* _TASK REQUIREMENTS_: Scan the data below and pick out the lines containing the word "this".

* _Code that draws figures_:
▬▬▬▬▬▬

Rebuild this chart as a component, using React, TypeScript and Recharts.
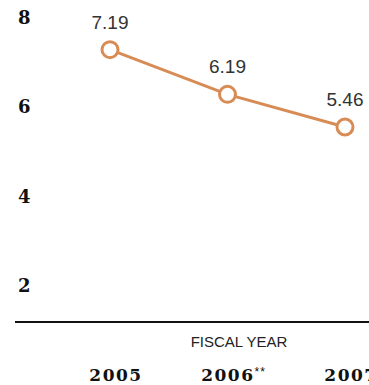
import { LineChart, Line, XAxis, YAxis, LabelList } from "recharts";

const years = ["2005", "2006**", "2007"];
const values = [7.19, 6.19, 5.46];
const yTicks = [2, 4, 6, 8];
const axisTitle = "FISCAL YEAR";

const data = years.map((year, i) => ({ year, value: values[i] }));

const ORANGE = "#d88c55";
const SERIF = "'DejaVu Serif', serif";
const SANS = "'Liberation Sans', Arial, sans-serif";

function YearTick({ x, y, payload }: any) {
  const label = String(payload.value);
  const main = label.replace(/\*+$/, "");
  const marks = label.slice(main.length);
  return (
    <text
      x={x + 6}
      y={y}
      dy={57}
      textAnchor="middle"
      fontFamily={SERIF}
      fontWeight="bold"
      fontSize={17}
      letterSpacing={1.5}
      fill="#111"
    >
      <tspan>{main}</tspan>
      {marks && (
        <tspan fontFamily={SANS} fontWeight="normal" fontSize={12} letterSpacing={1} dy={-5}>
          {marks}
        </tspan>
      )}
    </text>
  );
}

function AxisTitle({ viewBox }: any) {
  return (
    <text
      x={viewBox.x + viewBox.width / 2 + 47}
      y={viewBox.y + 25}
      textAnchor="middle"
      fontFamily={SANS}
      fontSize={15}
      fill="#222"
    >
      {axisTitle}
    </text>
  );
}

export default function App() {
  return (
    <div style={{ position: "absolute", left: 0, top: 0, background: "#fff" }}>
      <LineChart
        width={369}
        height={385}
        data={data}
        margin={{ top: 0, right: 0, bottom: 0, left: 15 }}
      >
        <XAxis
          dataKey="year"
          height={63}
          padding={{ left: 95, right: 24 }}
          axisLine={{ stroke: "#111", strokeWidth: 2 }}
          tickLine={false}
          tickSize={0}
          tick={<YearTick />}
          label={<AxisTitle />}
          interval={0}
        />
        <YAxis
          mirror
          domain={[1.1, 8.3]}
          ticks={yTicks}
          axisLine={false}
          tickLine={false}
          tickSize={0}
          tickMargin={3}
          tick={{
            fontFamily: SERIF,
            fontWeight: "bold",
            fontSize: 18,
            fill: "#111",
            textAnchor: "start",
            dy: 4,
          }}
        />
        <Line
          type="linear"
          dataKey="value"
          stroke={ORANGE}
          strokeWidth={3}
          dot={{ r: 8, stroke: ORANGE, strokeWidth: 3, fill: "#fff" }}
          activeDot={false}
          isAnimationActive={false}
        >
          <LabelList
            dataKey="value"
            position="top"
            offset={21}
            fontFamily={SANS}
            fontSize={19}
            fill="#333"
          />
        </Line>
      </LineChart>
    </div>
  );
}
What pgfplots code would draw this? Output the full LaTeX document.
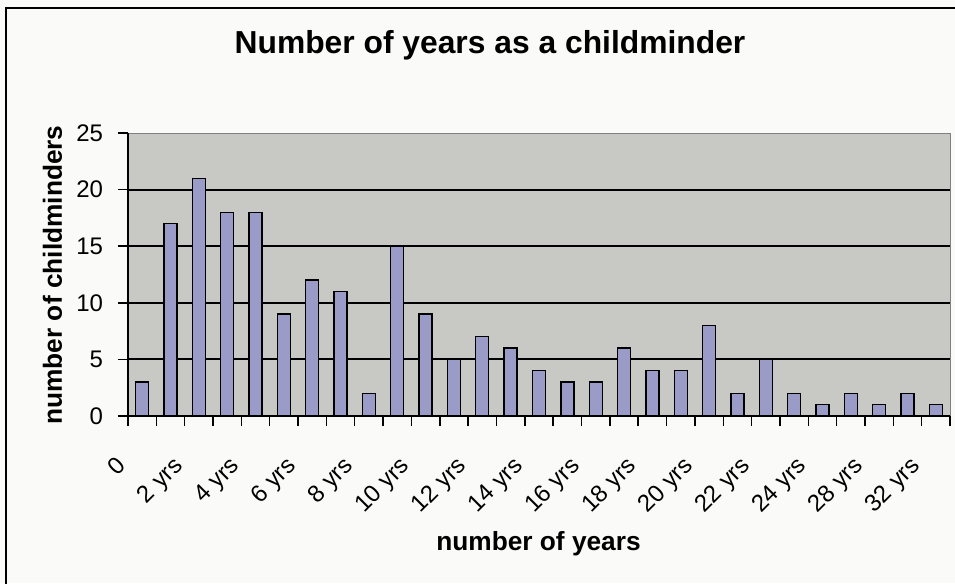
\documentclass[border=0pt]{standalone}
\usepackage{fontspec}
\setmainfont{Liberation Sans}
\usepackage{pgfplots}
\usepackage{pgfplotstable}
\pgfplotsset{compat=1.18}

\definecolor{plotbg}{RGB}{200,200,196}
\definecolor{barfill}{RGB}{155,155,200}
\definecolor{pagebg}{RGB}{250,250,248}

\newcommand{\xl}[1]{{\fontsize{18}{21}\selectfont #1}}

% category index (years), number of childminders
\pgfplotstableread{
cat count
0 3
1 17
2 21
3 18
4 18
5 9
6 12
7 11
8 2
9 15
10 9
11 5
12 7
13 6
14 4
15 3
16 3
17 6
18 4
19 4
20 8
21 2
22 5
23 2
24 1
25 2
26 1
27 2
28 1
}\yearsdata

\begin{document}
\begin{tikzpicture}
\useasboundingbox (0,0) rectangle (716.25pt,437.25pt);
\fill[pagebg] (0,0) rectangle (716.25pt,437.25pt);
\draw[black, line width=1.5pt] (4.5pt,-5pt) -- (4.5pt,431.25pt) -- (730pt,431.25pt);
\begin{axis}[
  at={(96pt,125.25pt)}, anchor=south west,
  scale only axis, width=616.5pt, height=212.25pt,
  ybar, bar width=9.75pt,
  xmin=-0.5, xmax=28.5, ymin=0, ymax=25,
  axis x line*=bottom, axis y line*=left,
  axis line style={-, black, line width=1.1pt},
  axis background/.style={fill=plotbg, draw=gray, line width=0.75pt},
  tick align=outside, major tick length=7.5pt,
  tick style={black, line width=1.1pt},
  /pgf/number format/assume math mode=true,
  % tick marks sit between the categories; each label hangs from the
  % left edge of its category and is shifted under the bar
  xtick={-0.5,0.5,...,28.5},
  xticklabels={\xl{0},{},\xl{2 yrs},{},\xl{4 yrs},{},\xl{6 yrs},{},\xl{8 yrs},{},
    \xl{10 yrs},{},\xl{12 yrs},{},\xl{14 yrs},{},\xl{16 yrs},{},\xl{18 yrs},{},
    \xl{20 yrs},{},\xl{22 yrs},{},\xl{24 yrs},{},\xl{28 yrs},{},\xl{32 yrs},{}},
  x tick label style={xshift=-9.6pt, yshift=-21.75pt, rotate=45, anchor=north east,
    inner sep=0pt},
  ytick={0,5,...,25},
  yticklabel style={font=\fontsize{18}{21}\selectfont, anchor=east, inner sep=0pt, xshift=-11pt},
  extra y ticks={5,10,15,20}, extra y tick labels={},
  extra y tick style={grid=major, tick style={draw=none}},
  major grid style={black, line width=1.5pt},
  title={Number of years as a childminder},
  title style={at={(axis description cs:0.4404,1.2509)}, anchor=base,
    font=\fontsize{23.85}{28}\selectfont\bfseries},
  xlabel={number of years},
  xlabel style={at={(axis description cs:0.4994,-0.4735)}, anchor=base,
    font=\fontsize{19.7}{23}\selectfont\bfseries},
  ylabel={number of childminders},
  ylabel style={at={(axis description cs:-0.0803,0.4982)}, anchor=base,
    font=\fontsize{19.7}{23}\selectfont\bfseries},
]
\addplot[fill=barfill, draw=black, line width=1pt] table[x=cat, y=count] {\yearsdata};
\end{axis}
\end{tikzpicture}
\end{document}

▬▬▬▬▬▬

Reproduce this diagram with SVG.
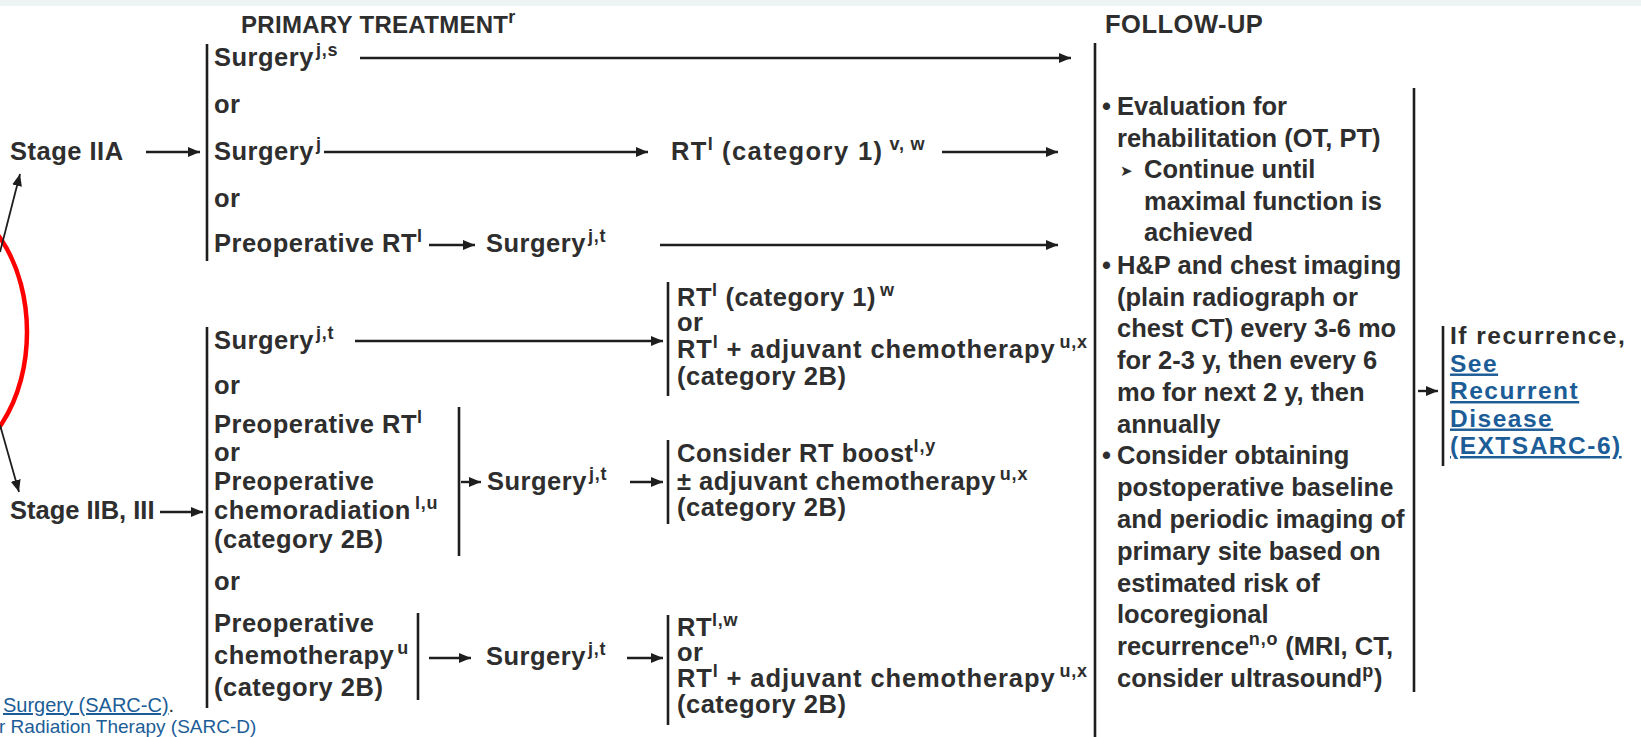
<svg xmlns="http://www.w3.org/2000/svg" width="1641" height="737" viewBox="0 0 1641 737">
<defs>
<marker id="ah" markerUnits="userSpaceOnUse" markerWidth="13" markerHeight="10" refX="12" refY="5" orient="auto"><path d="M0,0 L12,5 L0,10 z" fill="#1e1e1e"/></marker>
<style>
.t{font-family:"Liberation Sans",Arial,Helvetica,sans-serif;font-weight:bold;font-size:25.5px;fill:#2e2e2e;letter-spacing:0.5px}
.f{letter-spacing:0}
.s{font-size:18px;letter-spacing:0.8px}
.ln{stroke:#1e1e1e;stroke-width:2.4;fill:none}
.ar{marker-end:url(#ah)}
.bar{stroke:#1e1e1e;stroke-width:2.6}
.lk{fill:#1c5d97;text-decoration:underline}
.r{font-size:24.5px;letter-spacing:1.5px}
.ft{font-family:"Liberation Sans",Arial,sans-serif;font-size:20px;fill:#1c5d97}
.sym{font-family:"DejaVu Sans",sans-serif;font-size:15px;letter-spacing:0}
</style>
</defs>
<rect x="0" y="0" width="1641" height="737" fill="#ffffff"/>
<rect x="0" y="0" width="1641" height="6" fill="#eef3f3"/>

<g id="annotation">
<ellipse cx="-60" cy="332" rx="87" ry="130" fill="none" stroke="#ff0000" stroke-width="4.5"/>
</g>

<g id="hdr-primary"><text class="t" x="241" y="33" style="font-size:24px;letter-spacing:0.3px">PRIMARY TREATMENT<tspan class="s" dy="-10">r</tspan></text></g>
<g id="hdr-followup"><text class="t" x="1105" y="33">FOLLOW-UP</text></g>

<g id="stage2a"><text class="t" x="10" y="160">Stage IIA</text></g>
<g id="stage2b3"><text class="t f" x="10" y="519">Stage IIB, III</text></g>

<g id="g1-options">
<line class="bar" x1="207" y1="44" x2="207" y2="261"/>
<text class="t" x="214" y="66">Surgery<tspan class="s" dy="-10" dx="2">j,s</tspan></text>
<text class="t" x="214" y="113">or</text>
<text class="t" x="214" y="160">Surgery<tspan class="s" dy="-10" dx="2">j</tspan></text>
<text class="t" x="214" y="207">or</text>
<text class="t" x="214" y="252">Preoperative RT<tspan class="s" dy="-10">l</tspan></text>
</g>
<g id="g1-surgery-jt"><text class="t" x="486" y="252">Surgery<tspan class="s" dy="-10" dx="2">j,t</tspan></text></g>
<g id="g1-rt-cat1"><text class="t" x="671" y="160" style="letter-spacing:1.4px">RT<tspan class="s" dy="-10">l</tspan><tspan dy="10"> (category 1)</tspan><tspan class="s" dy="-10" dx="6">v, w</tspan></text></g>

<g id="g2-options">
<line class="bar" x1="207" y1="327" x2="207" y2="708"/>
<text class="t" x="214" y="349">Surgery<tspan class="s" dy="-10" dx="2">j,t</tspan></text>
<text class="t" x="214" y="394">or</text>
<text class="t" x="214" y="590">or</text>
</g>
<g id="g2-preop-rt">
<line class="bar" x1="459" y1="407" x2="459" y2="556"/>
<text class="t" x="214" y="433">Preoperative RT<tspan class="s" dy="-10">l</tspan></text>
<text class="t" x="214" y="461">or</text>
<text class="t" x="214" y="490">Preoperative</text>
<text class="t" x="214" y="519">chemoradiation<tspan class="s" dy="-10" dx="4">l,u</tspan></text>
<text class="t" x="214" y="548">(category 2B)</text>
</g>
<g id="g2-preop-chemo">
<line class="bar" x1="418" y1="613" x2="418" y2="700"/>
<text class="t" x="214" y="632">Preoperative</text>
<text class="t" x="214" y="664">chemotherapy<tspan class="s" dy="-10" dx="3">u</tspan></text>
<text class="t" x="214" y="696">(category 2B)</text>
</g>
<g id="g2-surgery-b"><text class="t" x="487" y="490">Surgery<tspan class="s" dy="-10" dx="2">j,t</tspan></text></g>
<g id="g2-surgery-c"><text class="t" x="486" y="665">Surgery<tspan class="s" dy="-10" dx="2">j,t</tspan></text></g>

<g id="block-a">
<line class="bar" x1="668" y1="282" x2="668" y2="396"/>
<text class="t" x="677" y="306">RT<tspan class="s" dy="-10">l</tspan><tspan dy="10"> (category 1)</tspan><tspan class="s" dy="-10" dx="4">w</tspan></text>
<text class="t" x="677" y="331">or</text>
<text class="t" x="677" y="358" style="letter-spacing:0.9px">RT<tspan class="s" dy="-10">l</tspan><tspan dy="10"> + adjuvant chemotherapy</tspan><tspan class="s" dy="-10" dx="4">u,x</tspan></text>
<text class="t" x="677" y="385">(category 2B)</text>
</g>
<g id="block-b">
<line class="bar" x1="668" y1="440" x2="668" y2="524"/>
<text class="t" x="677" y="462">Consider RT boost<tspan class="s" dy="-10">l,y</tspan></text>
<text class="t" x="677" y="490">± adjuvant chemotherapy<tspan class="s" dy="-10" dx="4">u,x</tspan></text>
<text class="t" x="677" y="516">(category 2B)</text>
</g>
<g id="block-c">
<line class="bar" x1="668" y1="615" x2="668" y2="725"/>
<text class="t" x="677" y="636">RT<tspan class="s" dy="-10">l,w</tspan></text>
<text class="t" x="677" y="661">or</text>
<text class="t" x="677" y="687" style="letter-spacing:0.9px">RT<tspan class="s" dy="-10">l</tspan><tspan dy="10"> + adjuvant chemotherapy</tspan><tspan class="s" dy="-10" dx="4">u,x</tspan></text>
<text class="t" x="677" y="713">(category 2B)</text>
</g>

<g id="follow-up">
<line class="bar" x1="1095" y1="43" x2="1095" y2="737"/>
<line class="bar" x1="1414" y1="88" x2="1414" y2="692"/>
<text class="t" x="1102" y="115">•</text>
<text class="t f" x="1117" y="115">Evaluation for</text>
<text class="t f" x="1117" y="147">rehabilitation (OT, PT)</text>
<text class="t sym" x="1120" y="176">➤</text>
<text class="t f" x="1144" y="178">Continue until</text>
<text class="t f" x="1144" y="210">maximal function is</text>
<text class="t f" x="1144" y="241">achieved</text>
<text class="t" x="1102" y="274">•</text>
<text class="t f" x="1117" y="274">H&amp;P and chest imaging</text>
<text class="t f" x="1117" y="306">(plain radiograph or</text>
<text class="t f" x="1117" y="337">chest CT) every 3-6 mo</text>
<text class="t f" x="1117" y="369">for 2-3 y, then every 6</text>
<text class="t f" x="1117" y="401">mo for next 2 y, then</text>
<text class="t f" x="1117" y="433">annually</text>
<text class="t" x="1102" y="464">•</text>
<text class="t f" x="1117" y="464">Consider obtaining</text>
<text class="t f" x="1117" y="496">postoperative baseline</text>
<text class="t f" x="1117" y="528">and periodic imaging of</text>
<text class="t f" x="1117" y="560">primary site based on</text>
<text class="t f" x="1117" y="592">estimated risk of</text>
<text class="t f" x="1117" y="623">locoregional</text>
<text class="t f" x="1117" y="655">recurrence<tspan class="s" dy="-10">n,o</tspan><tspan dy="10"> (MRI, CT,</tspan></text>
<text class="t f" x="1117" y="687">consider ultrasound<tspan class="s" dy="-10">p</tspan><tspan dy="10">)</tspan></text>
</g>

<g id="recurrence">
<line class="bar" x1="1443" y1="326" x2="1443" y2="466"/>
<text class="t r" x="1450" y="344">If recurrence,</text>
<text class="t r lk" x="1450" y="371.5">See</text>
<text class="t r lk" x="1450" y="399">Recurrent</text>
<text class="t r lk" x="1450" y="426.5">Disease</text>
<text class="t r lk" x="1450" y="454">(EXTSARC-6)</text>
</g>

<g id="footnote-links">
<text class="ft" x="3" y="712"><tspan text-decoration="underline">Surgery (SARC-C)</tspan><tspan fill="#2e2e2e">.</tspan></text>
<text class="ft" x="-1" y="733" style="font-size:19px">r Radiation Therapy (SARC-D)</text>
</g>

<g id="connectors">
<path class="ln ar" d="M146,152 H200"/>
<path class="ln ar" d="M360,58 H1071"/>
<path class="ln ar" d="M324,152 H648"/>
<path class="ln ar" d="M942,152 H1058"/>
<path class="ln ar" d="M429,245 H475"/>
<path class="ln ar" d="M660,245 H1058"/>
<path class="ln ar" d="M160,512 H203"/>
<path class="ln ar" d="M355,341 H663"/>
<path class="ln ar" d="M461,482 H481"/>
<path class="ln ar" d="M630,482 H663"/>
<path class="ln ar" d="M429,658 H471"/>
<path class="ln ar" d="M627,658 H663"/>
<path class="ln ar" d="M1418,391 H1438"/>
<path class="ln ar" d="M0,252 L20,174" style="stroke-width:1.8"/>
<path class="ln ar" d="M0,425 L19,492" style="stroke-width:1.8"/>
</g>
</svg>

▬▬▬▬▬▬

* _SOLUTION BELOW_:
Rebuild this chart as a component, using React, TypeScript and Recharts.
What pgfplots code would draw this? Output the full LaTeX document.
Reproduce this diagram with SVG.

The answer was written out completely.